You watch it happen, quietly.
Your father slowing down a little more each day.
Your mother repeating the same stories — the ones you’ve heard countless times, but now you listen differently, because you know.
Today, her brother is visiting.
They sit together, talking about their childhood — the people who are no longer here, the laughter that once filled their homes.
They smile… eyes glistening with unshed tears.
In their words, the past comes alive again — fleeting, beautiful, fragile.
They once thought time was in their hands.
But time — ah, time is sly.
It slips away faster the tighter you hold it.
Like sand in your palm, it leaves you empty before you even realize it’s gone.
Now they speak of their parents — my Nana, my Nani.
And suddenly, a chill runs down my spine.

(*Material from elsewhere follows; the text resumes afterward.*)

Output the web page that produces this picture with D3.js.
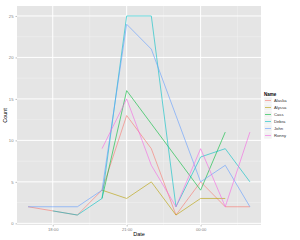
<!DOCTYPE html>
<html>
<head>
<meta charset="utf-8">
<script src="https://cdn.jsdelivr.net/npm/d3@7"></script>
<style>
  body { margin: 0; background: #fff; }
  svg { font-family: "Liberation Sans", Arial, sans-serif; }
</style>
</head>
<body>
<svg id="chart" width="300" height="240"></svg>
<script>
// hours are offsets from 2013-01-01 00:00 (17 = 17:00, 26 = 02:00 next day)
var names = ["Alaska", "Alyssa", "Cass", "Debra", "John", "Ronny"];
var colours = ["#F8766D", "#B79F00", "#00BA38", "#00BFC4", "#619CFF", "#F564E3"];

var alaskaHours = [17, 19, 20, 21, 22, 23, 24, 25, 26];
var alaskaCounts = [2, 1, 4, 13, 9, 1, 5, 2, 2];
var alyssaHours = [20, 21, 22, 23, 24, 25];
var alyssaCounts = [4, 3, 5, 1, 3, 3];
var cassHours = [20, 21, 22, 23, 24, 25];
var cassCounts = [3, 16, 12, 8, 4, 11];
var debraHours = [18, 19, 20, 21, 22, 23, 24, 25, 26];
var debraCounts = [1.5, 1, 3, 25, 25, 2, 8, 9, 5];
var johnHours = [17, 18, 19, 20, 21, 22, 23, 24, 25, 26];
var johnCounts = [2, 2, 2, 4, 24, 21, 13, 5, 7, 2];
var ronnyHours = [20, 21, 22, 23, 24, 25, 26];
var ronnyCounts = [9, 15, 7, 2, 9, 2, 11];

var yTicks = [0, 5, 10, 15, 20, 25];
var yMinor = [2.5, 7.5, 12.5, 17.5, 22.5];
var xTickHours = [18, 21, 24];
var xMinorHours = [19.5, 22.5, 25.5];

var hoursList = [alaskaHours, alyssaHours, cassHours, debraHours, johnHours, ronnyHours];
var countsList = [alaskaCounts, alyssaCounts, cassCounts, debraCounts, johnCounts, ronnyCounts];

function toDate(h) {
  return new Date(2013, 0, 1, 0, Math.round(h * 60));
}

var svg = d3.select("#chart");
var panel = { left: 17, right: 261, top: 6, bottom: 225 };

var xScale = d3.scaleTime()
  .domain([toDate(17 - 0.45), toDate(26 + 0.45)])
  .range([panel.left, panel.right]);
var yScale = d3.scaleLinear()
  .domain([-0.2, 26.2])
  .range([panel.bottom, panel.top]);

svg.append("rect")
  .attr("x", panel.left).attr("y", panel.top)
  .attr("width", panel.right - panel.left)
  .attr("height", panel.bottom - panel.top)
  .attr("fill", "#E5E5E5");

// minor grid
svg.append("g").selectAll("line").data(yMinor).enter().append("line")
  .attr("x1", panel.left).attr("x2", panel.right)
  .attr("y1", function (d) { return yScale(d); })
  .attr("y2", function (d) { return yScale(d); })
  .attr("stroke", "#F2F2F2").attr("stroke-width", 0.5);
svg.append("g").selectAll("line").data(xMinorHours).enter().append("line")
  .attr("y1", panel.top).attr("y2", panel.bottom)
  .attr("x1", function (d) { return xScale(toDate(d)); })
  .attr("x2", function (d) { return xScale(toDate(d)); })
  .attr("stroke", "#F2F2F2").attr("stroke-width", 0.5);

// major grid
svg.append("g").selectAll("line").data(yTicks).enter().append("line")
  .attr("x1", panel.left).attr("x2", panel.right)
  .attr("y1", function (d) { return yScale(d); })
  .attr("y2", function (d) { return yScale(d); })
  .attr("stroke", "#FFFFFF").attr("stroke-width", 1);
svg.append("g").selectAll("line").data(xTickHours).enter().append("line")
  .attr("y1", panel.top).attr("y2", panel.bottom)
  .attr("x1", function (d) { return xScale(toDate(d)); })
  .attr("x2", function (d) { return xScale(toDate(d)); })
  .attr("stroke", "#FFFFFF").attr("stroke-width", 1);

// axes
var yAxis = d3.axisLeft(yScale).tickValues(yTicks).tickSize(1.5).tickPadding(2);
var xAxis = d3.axisBottom(xScale)
  .tickValues(xTickHours.map(toDate))
  .tickFormat(d3.timeFormat("%H:%M"))
  .tickSize(1.5).tickPadding(1.5);

var gy = svg.append("g").attr("transform", "translate(" + panel.left + ",0)").call(yAxis);
var gx = svg.append("g").attr("transform", "translate(0," + panel.bottom + ")").call(xAxis);
[gy, gx].forEach(function (g) {
  g.select(".domain").remove();
  g.selectAll(".tick line").attr("stroke", "#7F7F7F").attr("stroke-width", 0.5);
  g.selectAll(".tick text").attr("fill", "#7F7F7F").attr("font-size", "4.2px");
});

svg.append("text")
  .attr("x", (panel.left + panel.right) / 2).attr("y", 236)
  .attr("text-anchor", "middle").attr("font-size", "5.5px").attr("fill", "#000")
  .text("Date");
svg.append("text")
  .attr("transform", "translate(7," + (panel.top + panel.bottom) / 2 + ") rotate(-90)")
  .attr("text-anchor", "middle").attr("font-size", "5.5px").attr("fill", "#000")
  .text("Count");

// lines
var line = d3.line()
  .x(function (d) { return xScale(toDate(d[0])); })
  .y(function (d) { return yScale(d[1]); });

names.forEach(function (name, i) {
  var pts = d3.zip(hoursList[i], countsList[i]);
  svg.append("path")
    .attr("d", line(pts))
    .attr("fill", "none")
    .attr("stroke", colours[i])
    .attr("stroke-opacity", 0.85)
    .attr("stroke-width", 0.7);
});

// legend
var legend = svg.append("g").attr("transform", "translate(264,0)");
legend.append("text")
  .attr("x", 0).attr("y", 95.5)
  .attr("font-size", "4.5px").attr("font-weight", "bold").attr("fill", "#000")
  .text("Name");
var items = legend.selectAll("g.item").data(names).enter().append("g")
  .attr("class", "item")
  .attr("transform", function (d, i) { return "translate(0," + (97 + i * 7) + ")"; });
items.append("rect")
  .attr("x", 0).attr("y", 0).attr("width", 8).attr("height", 7)
  .attr("fill", "#F2F2F2").attr("stroke", "#FFFFFF").attr("stroke-width", 0.5);
items.append("line")
  .attr("x1", 1).attr("x2", 7).attr("y1", 3.5).attr("y2", 3.5)
  .attr("stroke", function (d, i) { return colours[i]; })
  .attr("stroke-opacity", 0.85)
  .attr("stroke-width", 0.7);
items.append("text")
  .attr("x", 10).attr("y", 5)
  .attr("font-size", "4.2px").attr("fill", "#333")
  .text(function (d) { return d; });
</script>
</body>
</html>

Will time do the same to them?
Will my parents, too, become stories I’ll one day tell?
I look at them — my everything and more — and I want to press pause.
But time doesn’t stop. It keeps writing.
It turned my little Gauri — my baby with curls and questions — into a strong, independent woman.
She still needs me, but not the way she once did.
And though my heart swells with pride, it aches for those days when my Nani fussed over my baby, gently scolding me for not doing it right.
Time never takes permission.
It moves, it molds, it transforms.
And in the end, all that remains are the stories it writes — in the tremor of a parent’s voice, the echo of a child’s laughter, and the quiet ache of love that refuses to fade.